因みに中央防災会議の委員会では、会長は時の総理大臣が担うこととなっており、各大臣が委員として自動的に任命されます。
自治体によっては防災会議用のシナリオも作成
これまで経験したなかでは、防災会議用のシナリオも作成した経験があります。
防災会議では作成した地域防災計画の内容を説明しますが、時間の関係上当然ながらすべてを読み上げる訳ではありません。
各委員にはあらかじめ地域防災計画を印刷して「○○防災計画 風水害編(案)」など(案)として送付してありますが、委員のみなさんも忙しいのですべてに目を通すことはできていません。
そこで、防災担当の職員が要所をまとめて、防災会議で説明するのです。その時に、前回との変更点の説明や要点を説明しますが、シナリオを作成しそのとおりに進める担当者もいました。
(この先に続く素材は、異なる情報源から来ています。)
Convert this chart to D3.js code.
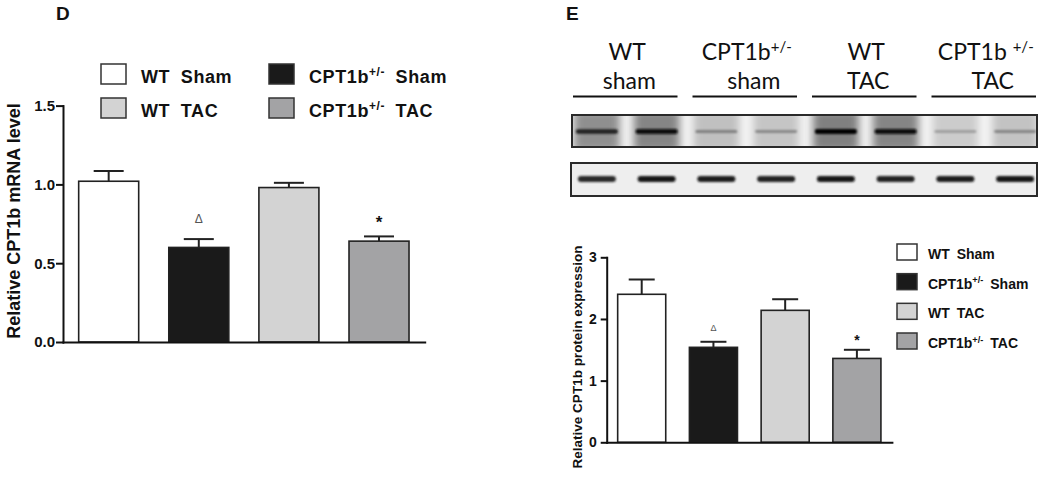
<!DOCTYPE html>
<html lang="en">
<head>
<meta charset="UTF-8"/>
<title>CPT1b mRNA and protein</title>
<script src="https://d3js.org/d3.v7.min.js"></script>
<style>
    body { margin: 0; background: #fff; }
    text { font-family: "Liberation Sans", Arial, sans-serif; fill: #111; }
    .head { font-family: Lato, "Open Sans", sans-serif; font-weight: 400; }
</style>
</head>
<body>
<svg width="1050" height="477"></svg>
<script>
// groups shared by both panels
var groups = ["WT Sham", "CPT1b+/- Sham", "WT TAC", "CPT1b+/- TAC"];
var fills = ["#ffffff", "#1a1a1a", "#d3d3d3", "#a3a3a5"];
var marks = ["", "\u0394", "", "*"];

// panel D - relative mRNA
var mrnaMean = [1.02, 0.60, 0.98, 0.64];
var mrnaSem = [0.065, 0.053, 0.03, 0.03];
var mrnaTicks = [0, 0.5, 1.0, 1.5];

// panel E - relative protein
var protMean = [2.40, 1.54, 2.14, 1.36];
var protSem = [0.24, 0.09, 0.18, 0.14];
var protTicks = [0, 1, 2, 3];

// blot: 8 lanes, two per group, band strengths 0..1
var blotHeads = [["WT", "sham", ""], ["CPT1b", "sham", "+/-"], ["WT", "TAC", ""], ["CPT1b ", "TAC", "+/-"]];
var laneGroup = [0, 0, 1, 1, 2, 2, 3, 3];
var cptBand = [0.85, 0.95, 0.35, 0.30, 1.0, 0.95, 0.22, 0.32];
var loadBand = [0.80, 0.92, 0.90, 0.86, 0.92, 0.86, 0.90, 0.92];

var svg = d3.select("svg");

// panel letters
svg.append("text").attr("x", 56).attr("y", 20).attr("font-size", 19).attr("font-weight", 700).text("D");
svg.append("text").attr("x", 566).attr("y", 20).attr("font-size", 19).attr("font-weight", 700).text("E");

function supLabel(sel, name, size) {
    // "CPT1b+/- Sham" -> CPT1b with raised +/-
    var parts = name.split("+/-");
    sel.append("tspan").text(parts[0]);
    if (parts.length > 1) {
        sel.append("tspan").attr("font-size", size * 0.66).attr("dy", -size * 0.38).text("+/-");
        sel.append("tspan").attr("dy", size * 0.38).text(parts[1]);
    }
}

function barPanel(cfg) {
    var x = d3.scaleBand().domain(d3.range(groups.length)).range(cfg.xr)
        .paddingInner(cfg.pi).paddingOuter(cfg.po);
    var y = d3.scaleLinear().domain(cfg.dom).range(cfg.yr);
    var g = svg.append("g");
    var bw = x.bandwidth();

    // error bars first so bar outline covers stem root
    var eb = g.selectAll(".err").data(cfg.mean).enter().append("g").attr("class", "err");
    eb.append("line")
        .attr("x1", function(d, i) { return x(i) + bw / 2; })
        .attr("x2", function(d, i) { return x(i) + bw / 2; })
        .attr("y1", function(d) { return y(d); })
        .attr("y2", function(d, i) { return y(d + cfg.sem[i]); })
        .attr("stroke", "#222").attr("stroke-width", 2);
    eb.append("line")
        .attr("x1", function(d, i) { return x(i) + bw / 2 - cfg.cap / 2; })
        .attr("x2", function(d, i) { return x(i) + bw / 2 + cfg.cap / 2; })
        .attr("y1", function(d, i) { return y(d + cfg.sem[i]); })
        .attr("y2", function(d, i) { return y(d + cfg.sem[i]); })
        .attr("stroke", "#222").attr("stroke-width", 2);

    g.selectAll(".bar").data(cfg.mean).enter().append("rect").attr("class", "bar")
        .attr("x", function(d, i) { return x(i); })
        .attr("y", function(d) { return y(d); })
        .attr("width", bw)
        .attr("height", function(d) { return y(0) - y(d); })
        .attr("fill", function(d, i) { return fills[i]; })
        .attr("stroke", "#222").attr("stroke-width", 1.6);

    // significance marks
    g.selectAll(".mark").data(cfg.mean).enter().append("text").attr("class", "mark")
        .attr("x", function(d, i) { return x(i) + bw / 2; })
        .attr("y", function(d, i) { return y(d + cfg.sem[i]) - (marks[i] == "*" ? cfg.starOff : cfg.triOff); })
        .attr("text-anchor", "middle")
        .attr("font-family", function(d, i) { return marks[i] == "*" ? "Liberation Sans" : "DejaVu Serif"; })
        .attr("font-weight", function(d, i) { return marks[i] == "*" ? 700 : 400; })
        .attr("font-size", function(d, i) { return marks[i] == "*" ? cfg.starSize : cfg.triSize; })
        .style("fill", function(d, i) { return marks[i] == "*" ? "#111" : "#555"; })
        .text(function(d, i) { return marks[i]; });

    var ya = g.append("g").attr("transform", "translate(" + cfg.xr[0] + ",0)")
        .call(d3.axisLeft(y).tickValues(cfg.ticks).tickSize(cfg.tick).tickSizeOuter(0)
            .tickPadding(cfg.pad).tickFormat(cfg.fmt));
    ya.selectAll("path, line").attr("stroke", "#111").attr("stroke-width", 2).attr("stroke-linecap", "square");
    ya.selectAll("text").attr("font-size", cfg.tf).attr("font-weight", 700)
        .attr("font-family", "Liberation Sans, Arial, sans-serif").attr("fill", "#111");

    var xa = g.append("g").attr("transform", "translate(0," + y(0) + ")")
        .call(d3.axisBottom(x).tickValues([]).tickSizeOuter(0));
    xa.select("path").attr("stroke", "#111").attr("stroke-width", 2).attr("stroke-linecap", "square");

    g.append("text")
        .attr("transform", "translate(" + cfg.lx + "," + cfg.ly + ") rotate(-90)")
        .attr("text-anchor", "middle").attr("font-size", cfg.lf).attr("font-weight", 700)
        .text(cfg.label);
}

barPanel({
    mean: mrnaMean, sem: mrnaSem, ticks: mrnaTicks, fmt: d3.format(".1f"),
    xr: [63, 424.7], pi: 0.334, po: 0.174, dom: [0, 1.5], yr: [342, 105.6],
    cap: 30, tick: 6, pad: 2, tf: 15, triOff: 16, triSize: 12, starOff: 8, starSize: 17,
    lx: 20, ly: 221, lf: 18, label: "Relative CPT1b mRNA level"
});

barPanel({
    mean: protMean, sem: protSem, ticks: protTicks, fmt: d3.format("d"),
    xr: [606.7, 891.9], pi: 0.33, po: 0.153, dom: [0, 3], yr: [442.3, 257.3],
    cap: 26, tick: 5, pad: 5, tf: 14, triOff: 11, triSize: 9, starOff: 5, starSize: 14,
    lx: 582, ly: 357, lf: 13.5, label: "Relative CPT1b protein expression"
});

// legend D: two columns
var legD = svg.append("g");
var ldCol = [101, 269], ldRow = [64, 98];
var ldItems = [0, 1, 2, 3].map(function(i) {
    return { i: i, x: ldCol[i % 2], y: ldRow[Math.floor(i / 2)] };
});
// order in the picture: WT Sham | CPT1b Sham / WT TAC | CPT1b TAC
var ld = legD.selectAll("g").data(ldItems).enter().append("g");
ld.append("rect").attr("x", function(d) { return d.x; }).attr("y", function(d) { return d.y; })
    .attr("width", 25).attr("height", 20)
    .attr("fill", function(d) { return fills[d.i]; }).attr("stroke", "#333").attr("stroke-width", 1.5);
ld.append("text").attr("x", function(d) { return d.x + 40; }).attr("y", function(d) { return d.y + 19; })
    .attr("font-size", 18).attr("font-weight", 700).attr("word-spacing", 5).attr("letter-spacing", 0.6)
    .each(function(d) { supLabel(d3.select(this), groups[d.i], 18); });

// legend E: one column
var leRow = d3.scalePoint().domain(d3.range(4)).range([244, 333]);
var le = svg.append("g").selectAll("g").data(groups).enter().append("g");
le.append("rect").attr("x", 897).attr("y", function(d, i) { return leRow(i); })
    .attr("width", 20).attr("height", 16)
    .attr("fill", function(d, i) { return fills[i]; }).attr("stroke", "#333").attr("stroke-width", 1.5);
le.append("text").attr("x", 928).attr("y", function(d, i) { return leRow(i) + 15; })
    .attr("font-size", 14).attr("font-weight", 700).attr("word-spacing", 3)
    .each(function(d) { supLabel(d3.select(this), d, 14); });

// western blot
var lane = d3.scaleBand().domain(d3.range(8)).range([567, 1045]);
var lw = lane.bandwidth();
var defs = svg.append("defs");
defs.append("filter").attr("id", "soft").attr("x", "-30%").attr("y", "-100%").attr("width", "160%").attr("height", "300%")
    .append("feGaussianBlur").attr("stdDeviation", 4);
defs.append("filter").attr("id", "band").attr("x", "-20%").attr("y", "-200%").attr("width", "140%").attr("height", "500%")
    .append("feGaussianBlur").attr("stdDeviation", 1.1);
defs.append("clipPath").attr("id", "clipTop").append("rect").attr("x", 572).attr("y", 115).attr("width", 465).attr("height", 32);
defs.append("clipPath").attr("id", "clipBot").append("rect").attr("x", 571).attr("y", 163).attr("width", 466).attr("height", 33);

// group headers and underlines
var hd = svg.append("g").selectAll("g").data(blotHeads).enter().append("g");
function grpX0(i) { return lane(i * 2) + 6; }
function grpX1(i) { return lane(i * 2 + 1) + lw - 9; }
hd.append("line").attr("x1", function(d, i) { return grpX0(i); }).attr("x2", function(d, i) { return grpX1(i); })
    .attr("y1", 96.5).attr("y2", 96.5).attr("stroke", "#111").attr("stroke-width", 2);
var h1 = hd.append("text").attr("class", "head").attr("text-anchor", "middle")
    .attr("x", function(d, i) { return (grpX0(i) + grpX1(i)) / 2 + 2; }).attr("y", 60).attr("font-size", 23);
h1.append("tspan").text(function(d) { return d[0]; });
h1.append("tspan").attr("font-size", 15).attr("dy", -8).text(function(d) { return d[2]; });
hd.append("text").attr("class", "head").attr("text-anchor", "middle")
    .attr("x", function(d, i) { return (grpX0(i) + grpX1(i)) / 2 + (i % 2 ? 9 : 4); }).attr("y", 89).attr("font-size", 23)
    .text(function(d) { return d[1]; });

// top blot (CPT1b)
var blotTop = svg.append("g").attr("clip-path", "url(#clipTop)");
blotTop.append("rect").attr("x", 572).attr("y", 115).attr("width", 465).attr("height", 32).attr("fill", "#f5f5f5");
blotTop.selectAll(".smear").data(cptBand).enter().append("rect").attr("class", "smear")
    .attr("x", function(d, i) { return lane(i) + lw / 2 - 23; }).attr("y", 110)
    .attr("width", 46).attr("height", 42).attr("filter", "url(#soft)")
    .attr("fill", function(d) { return d3.interpolateRgb("#e2e2e2", "#808080")(d); });
blotTop.selectAll(".bnd").data(cptBand).enter().append("rect").attr("class", "bnd")
    .attr("x", function(d, i) { return lane(i) + lw / 2 - 21; })
    .attr("y", function(d) { return 131.5 - (2 + 3 * d) / 2; })
    .attr("width", 42).attr("height", function(d) { return 2 + 3 * d; }).attr("rx", 2)
    .attr("filter", "url(#band)")
    .attr("fill", function(d) { return d3.interpolateRgb("#c0c0c0", "#050505")(d); });
svg.append("rect").attr("x", 572).attr("y", 115).attr("width", 465).attr("height", 32)
    .attr("fill", "none").attr("stroke", "#2a2a2a").attr("stroke-width", 2);

// bottom blot (loading control)
var blotBot = svg.append("g").attr("clip-path", "url(#clipBot)");
blotBot.append("rect").attr("x", 571).attr("y", 163).attr("width", 466).attr("height", 33).attr("fill", "#eeeeee");
blotBot.selectAll(".bnd").data(loadBand).enter().append("rect").attr("class", "bnd")
    .attr("x", function(d, i) { return lane(i) + lw / 2 - 19; }).attr("y", 176)
    .attr("width", 38).attr("height", 6).attr("rx", 3).attr("filter", "url(#band)")
    .attr("fill", function(d) { return d3.interpolateRgb("#bbbbbb", "#080808")(d); });
svg.append("rect").attr("x", 571).attr("y", 163).attr("width", 466).attr("height", 33)
    .attr("fill", "none").attr("stroke", "#2a2a2a").attr("stroke-width", 2);
</script>
</body>
</html>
当然こちらは、すべてを読み込んでいるので作成は可能ですが、超面倒であったたのは確かです。
中央防災会議から引き継ぐため現実と矛盾する内容もある
地域防災計画は冒頭にお伝えしたとおり、中央防災会議が策定しそれを受けて県が作成、さらにそれを受けて各自治体が作成します。
この手順によって実際にはほぼ起きることがない想定をする必要があり、かなりグレーな表現をせざるを得ない矛盾が発生します。
ちょっとした暴露的な話になりますが、少しお伝えしておきましょう。
放射性物質事故災害対策はすべての地域では起きない
たとえば、地域防災計画のなかには「放射性物質事故災害対策」が計画されます。
基本的に目的としては「放射性物質を取り扱う事業所および放射性物質の輸送中等において、発生する可能性のある市街地内における放射性物質に係わる事故災害に対して・・」なのですが、自治体によっては放射性物質を扱う事業所が存在しないにも関わらず、計画しなければなりません。
国の中央防災会議が策定する計画に存在し、県の防災計画にも存在するために、計画せざるを得ない内容となっています。
「仮に」の話で計画を立てている
たとえば、放射性物質を運搬するトラックが、自治体が管轄する範囲で事故を起こしたらどうするのか?との仮設によって対策を講じることとなります。
もちろん100%起きない訳ではありませんが、ほぼ起きないであろう災害までも予測して計画が策定されるのです。
また、原子力施設が存在しないのに「原子力災害」の対策までも記載します。
これは、中央防災会議からの計画の流れを崩さないようにすることから、このような災害の計画までもする必要があるのです。
航空機災害までも予測する
これもゼロとはいえませんが、自治体が管轄する地域内で航空機が墜落した際の対応策も計画されています。
実際に起きるかどうかは別にして、中央防災会議が予測した災害については、すべて対応するようになっているのが、地域防災計画なのです。
どの自治体も約400ページに渡っている!?
地域防災計画はどの自治体でも約400ページに渡っていますから、読むだけでも大変です。
昔は各課単位で印刷物を配布していましたが、すべての職員が目を通すことはできませんでした。現在では庁内LANなどによって、防災計画はPDFにて電子化されて共有されています。
しかし、災害時に停電すると使えなくなるため、やはり各部や各課に紙媒体での配布は必要です。
約400ページの中から起きた災害に対して、対応する計画を素早く見つけて行動に移さないといけません。
各自治体の防災担当課では、確実に防災計画すべてに目を通さないといけませんし、理解をする必要もあります。したがって、防災担当になると相当の苦労をしているのが現状でしょう。